Charts and diagrams as code:
——————————
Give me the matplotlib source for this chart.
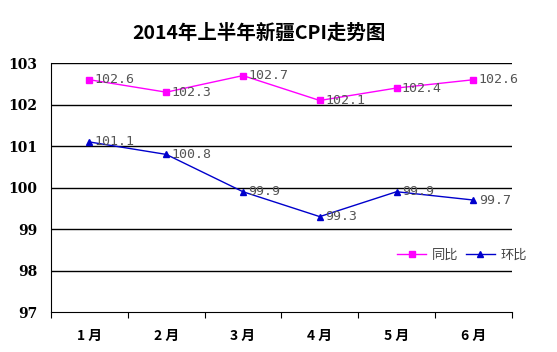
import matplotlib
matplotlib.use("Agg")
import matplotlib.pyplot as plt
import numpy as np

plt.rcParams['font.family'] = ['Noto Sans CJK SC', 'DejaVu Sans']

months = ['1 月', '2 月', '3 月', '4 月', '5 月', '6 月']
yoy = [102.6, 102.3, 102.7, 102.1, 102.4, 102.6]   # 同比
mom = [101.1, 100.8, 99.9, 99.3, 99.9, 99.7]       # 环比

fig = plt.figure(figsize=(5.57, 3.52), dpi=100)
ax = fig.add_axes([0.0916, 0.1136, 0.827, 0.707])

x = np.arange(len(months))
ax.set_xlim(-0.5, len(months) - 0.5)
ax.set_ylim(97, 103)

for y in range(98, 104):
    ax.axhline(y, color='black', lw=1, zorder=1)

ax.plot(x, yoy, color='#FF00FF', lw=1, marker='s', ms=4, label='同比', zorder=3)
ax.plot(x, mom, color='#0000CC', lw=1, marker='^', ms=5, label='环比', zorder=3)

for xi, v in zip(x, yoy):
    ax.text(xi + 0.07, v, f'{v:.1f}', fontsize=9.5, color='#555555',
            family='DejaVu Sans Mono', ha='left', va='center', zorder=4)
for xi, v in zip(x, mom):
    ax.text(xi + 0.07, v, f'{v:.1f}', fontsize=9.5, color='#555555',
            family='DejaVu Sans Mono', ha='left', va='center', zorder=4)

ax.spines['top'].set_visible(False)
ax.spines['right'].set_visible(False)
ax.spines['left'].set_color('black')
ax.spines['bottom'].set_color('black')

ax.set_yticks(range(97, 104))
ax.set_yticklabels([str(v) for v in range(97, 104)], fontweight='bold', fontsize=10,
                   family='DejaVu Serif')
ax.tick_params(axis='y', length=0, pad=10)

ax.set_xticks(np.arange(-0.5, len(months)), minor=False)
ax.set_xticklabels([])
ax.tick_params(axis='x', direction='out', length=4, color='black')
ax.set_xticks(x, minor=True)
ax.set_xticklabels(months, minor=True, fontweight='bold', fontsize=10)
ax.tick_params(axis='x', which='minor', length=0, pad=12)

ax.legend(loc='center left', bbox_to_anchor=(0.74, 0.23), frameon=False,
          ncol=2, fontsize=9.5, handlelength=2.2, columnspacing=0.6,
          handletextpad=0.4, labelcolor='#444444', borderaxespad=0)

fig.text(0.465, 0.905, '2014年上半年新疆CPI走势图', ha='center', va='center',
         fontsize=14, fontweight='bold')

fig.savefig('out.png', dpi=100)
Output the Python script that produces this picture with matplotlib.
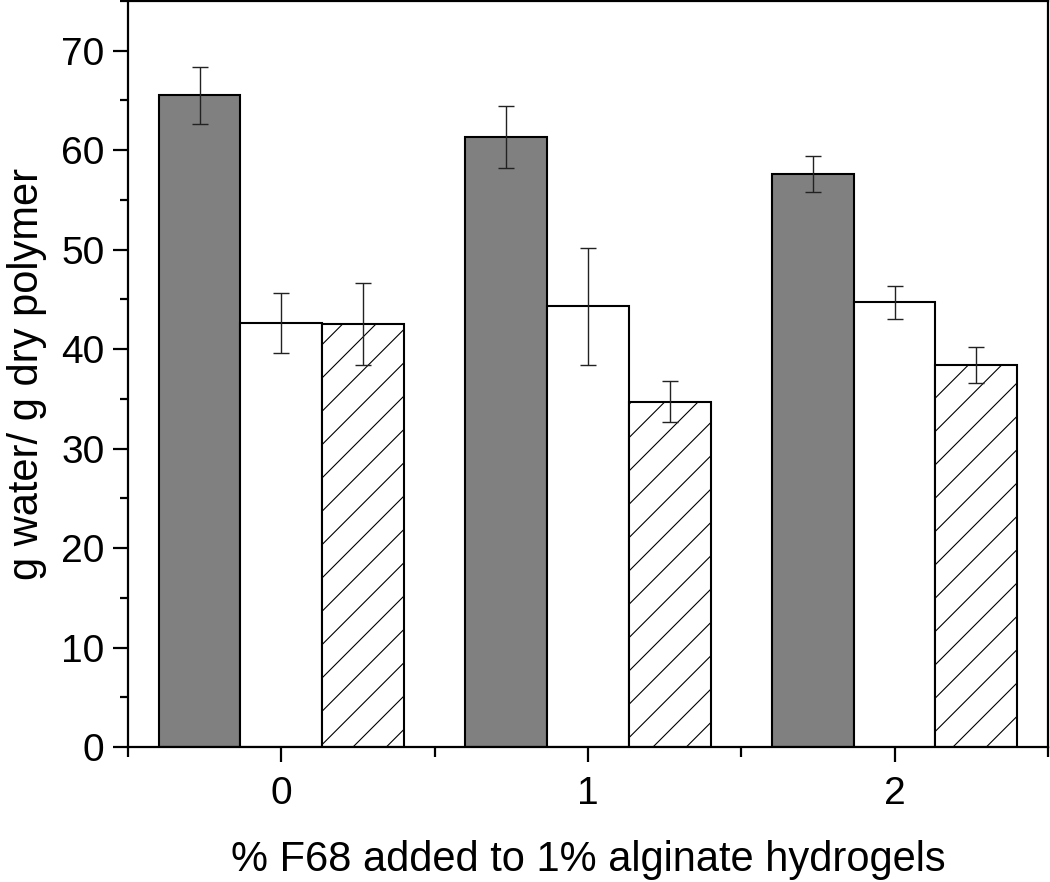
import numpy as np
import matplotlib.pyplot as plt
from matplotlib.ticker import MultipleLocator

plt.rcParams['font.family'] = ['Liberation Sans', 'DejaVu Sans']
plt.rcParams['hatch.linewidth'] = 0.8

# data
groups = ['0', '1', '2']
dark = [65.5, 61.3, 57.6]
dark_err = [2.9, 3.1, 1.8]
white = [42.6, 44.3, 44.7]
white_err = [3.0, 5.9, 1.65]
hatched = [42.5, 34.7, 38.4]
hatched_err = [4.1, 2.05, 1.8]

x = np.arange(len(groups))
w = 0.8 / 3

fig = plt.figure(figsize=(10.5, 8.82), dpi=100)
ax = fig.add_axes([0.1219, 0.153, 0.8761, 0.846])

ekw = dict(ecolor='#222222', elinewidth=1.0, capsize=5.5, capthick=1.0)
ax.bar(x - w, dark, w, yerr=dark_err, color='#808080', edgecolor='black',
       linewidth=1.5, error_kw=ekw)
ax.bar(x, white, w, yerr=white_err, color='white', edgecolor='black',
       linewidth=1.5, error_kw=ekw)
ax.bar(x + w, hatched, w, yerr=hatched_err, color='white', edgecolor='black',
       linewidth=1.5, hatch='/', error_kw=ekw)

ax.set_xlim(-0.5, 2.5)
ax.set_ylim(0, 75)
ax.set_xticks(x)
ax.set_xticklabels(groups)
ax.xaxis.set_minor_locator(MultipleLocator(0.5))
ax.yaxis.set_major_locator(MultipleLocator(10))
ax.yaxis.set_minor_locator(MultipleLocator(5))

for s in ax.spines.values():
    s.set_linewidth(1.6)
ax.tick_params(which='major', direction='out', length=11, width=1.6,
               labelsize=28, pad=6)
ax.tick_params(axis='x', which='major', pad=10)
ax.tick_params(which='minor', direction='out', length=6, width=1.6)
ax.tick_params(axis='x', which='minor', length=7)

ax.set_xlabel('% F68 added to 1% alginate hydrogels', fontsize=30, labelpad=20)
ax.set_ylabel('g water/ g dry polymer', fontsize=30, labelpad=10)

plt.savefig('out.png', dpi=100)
——————————
* DO THIS
Write out each line of the listing above, exactly, from its first line to the line holding "handletextpad=0.4, labelcolor='#444444', borderaxespad=0)", inclusive. Skip the pictures.

* THE RESPONSE
Give me the matplotlib source for this chart.
import matplotlib
matplotlib.use("Agg")
import matplotlib.pyplot as plt
import numpy as np

plt.rcParams['font.family'] = ['Noto Sans CJK SC', 'DejaVu Sans']

months = ['1 月', '2 月', '3 月', '4 月', '5 月', '6 月']
yoy = [102.6, 102.3, 102.7, 102.1, 102.4, 102.6]   # 同比
mom = [101.1, 100.8, 99.9, 99.3, 99.9, 99.7]       # 环比

fig = plt.figure(figsize=(5.57, 3.52), dpi=100)
ax = fig.add_axes([0.0916, 0.1136, 0.827, 0.707])

x = np.arange(len(months))
ax.set_xlim(-0.5, len(months) - 0.5)
ax.set_ylim(97, 103)

for y in range(98, 104):
    ax.axhline(y, color='black', lw=1, zorder=1)

ax.plot(x, yoy, color='#FF00FF', lw=1, marker='s', ms=4, label='同比', zorder=3)
ax.plot(x, mom, color='#0000CC', lw=1, marker='^', ms=5, label='环比', zorder=3)

for xi, v in zip(x, yoy):
    ax.text(xi + 0.07, v, f'{v:.1f}', fontsize=9.5, color='#555555',
            family='DejaVu Sans Mono', ha='left', va='center', zorder=4)
for xi, v in zip(x, mom):
    ax.text(xi + 0.07, v, f'{v:.1f}', fontsize=9.5, color='#555555',
            family='DejaVu Sans Mono', ha='left', va='center', zorder=4)

ax.spines['top'].set_visible(False)
ax.spines['right'].set_visible(False)
ax.spines['left'].set_color('black')
ax.spines['bottom'].set_color('black')

ax.set_yticks(range(97, 104))
ax.set_yticklabels([str(v) for v in range(97, 104)], fontweight='bold', fontsize=10,
                   family='DejaVu Serif')
ax.tick_params(axis='y', length=0, pad=10)

ax.set_xticks(np.arange(-0.5, len(months)), minor=False)
ax.set_xticklabels([])
ax.tick_params(axis='x', direction='out', length=4, color='black')
ax.set_xticks(x, minor=True)
ax.set_xticklabels(months, minor=True, fontweight='bold', fontsize=10)
ax.tick_params(axis='x', which='minor', length=0, pad=12)

ax.legend(loc='center left', bbox_to_anchor=(0.74, 0.23), frameon=False,
          ncol=2, fontsize=9.5, handlelength=2.2, columnspacing=0.6,
          handletextpad=0.4, labelcolor='#444444', borderaxespad=0)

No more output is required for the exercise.